The naive solution is to simply apply the MLP row-wise to each position:

\[ \begin{bmatrix} t_{11} & t_{12} & \cdots & t_{1d} \\ t_{21} & t_{22} & \cdots & t_{2d} \\ \vdots & \vdots & \ddots & \vdots \\ t_{n1} & t_{n2} & \cdots & t_{nd} \end{bmatrix} \mapsto \begin{bmatrix} MLP(t_{11} & t_{12} & \cdots & t_{1d}) \\ MLP(t_{21} & t_{22} & \cdots & t_{2d}) \\ \vdots & \vdots & \ddots & \vdots \\ MLP(t_{n1} & t_{n2} & \cdots & t_{nd}) \end{bmatrix} \]

Of course this doesn’t actually work. We don’t even need to test it. Even if each row was sent through a different MLP, the network would only see one position. It’s not even sequence modeling. It’s literally just an expensive 1-gram model.

So then we try another approach: simply concatenate each row into one huge input vector and feed that in:

In theory this can work! But in practice (as we’ve seen in the last few posts in the series), this hits a wall pretty quickly. The MLP-concat-net is nice because it’s kind of the least amount of inductive bias we could reasonably have when designing a model, but in practice, it performs poorly.

It’s also grossly inefficient per-layer; \(O((nd)^2)\), compared to row-wise MLP: \(O(n \cdot d^2)\). (assuming hidden dimensions as wide or wider than the input)

So where do we stand? We know concatenated input hits a wall, and we know that row-wise MLP is nicer, but doesn’t work out-of-the-box because it can’t take in context information.

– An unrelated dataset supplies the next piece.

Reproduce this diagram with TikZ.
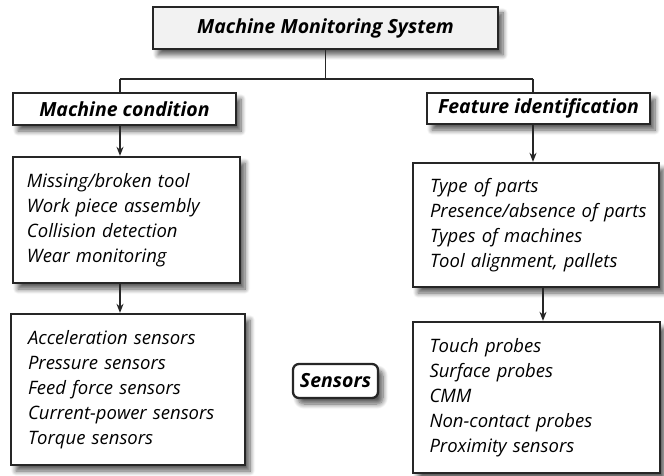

What if there was a way to ‘bake-in’ context to each position, before we ran the MLP? Something like:

\[ \mathrm{MLP}(\varphi(X)) \]

Where here \(\mathrm{MLP}\) means row-wise MLP (the same function to each input position/token), and \(\varphi : \R^{n \times d} \to \R^{n \times d}\) is some magical function that does this ‘baking-in’ of previous context. So \(\varphi_i(X)\) incorporates the information given by tokens \(t_1, t_2, \dots, t_{i-1}\).

Well, that’d be great but how do we do this?

basic attention derivation

First we’re going to need to mix the position information somehow. Note that if \(A\) is some \((n\times n)\) learned weight matrix, then the expression \(AX\) accomplishes this by mixing the rows of \(X\).

So first write \(\varphi(X) = A X\)

Next, observe that if \(A\) were a static weight matrix, this would amount to setting position \(i\) to some fixed combination of the other positions, regardless of their contents. In other words, \(A\) needs to be a function of \(X\), so set \(A = XB\) for some \(B \in \R^{d\times n}\). Then \(\varphi(X) = (XB)X\)

Again, observe that if \(B\) were a static weight matrix, the entry \(A_{ij} = X_i \cdot B_j\) depends on the content at position \(i\) but not position \(j\). We need \(A_{ij}\) to depend on both tokens, so again \(B\) must be data-dependent.

Since \(B\) must be data-dependent, and in \(\R^{d,n}\), the simplest choice is \(X^T\).

Then we have \(\varphi(X) = (XX^T) X\).

This does accomplish a thorough mixing of position information, but consider what this expression is really saying:

“we mix the tokens of \(X\) according to their similarity scores”… But this amounts to a questionable choice of inductive bias. We want the model to decide how to mix them, and currently the only way the model can do so, would be to choose an incredibly nice embedding space so that the \((XX^T) X\) mixer accomplishes anything useful.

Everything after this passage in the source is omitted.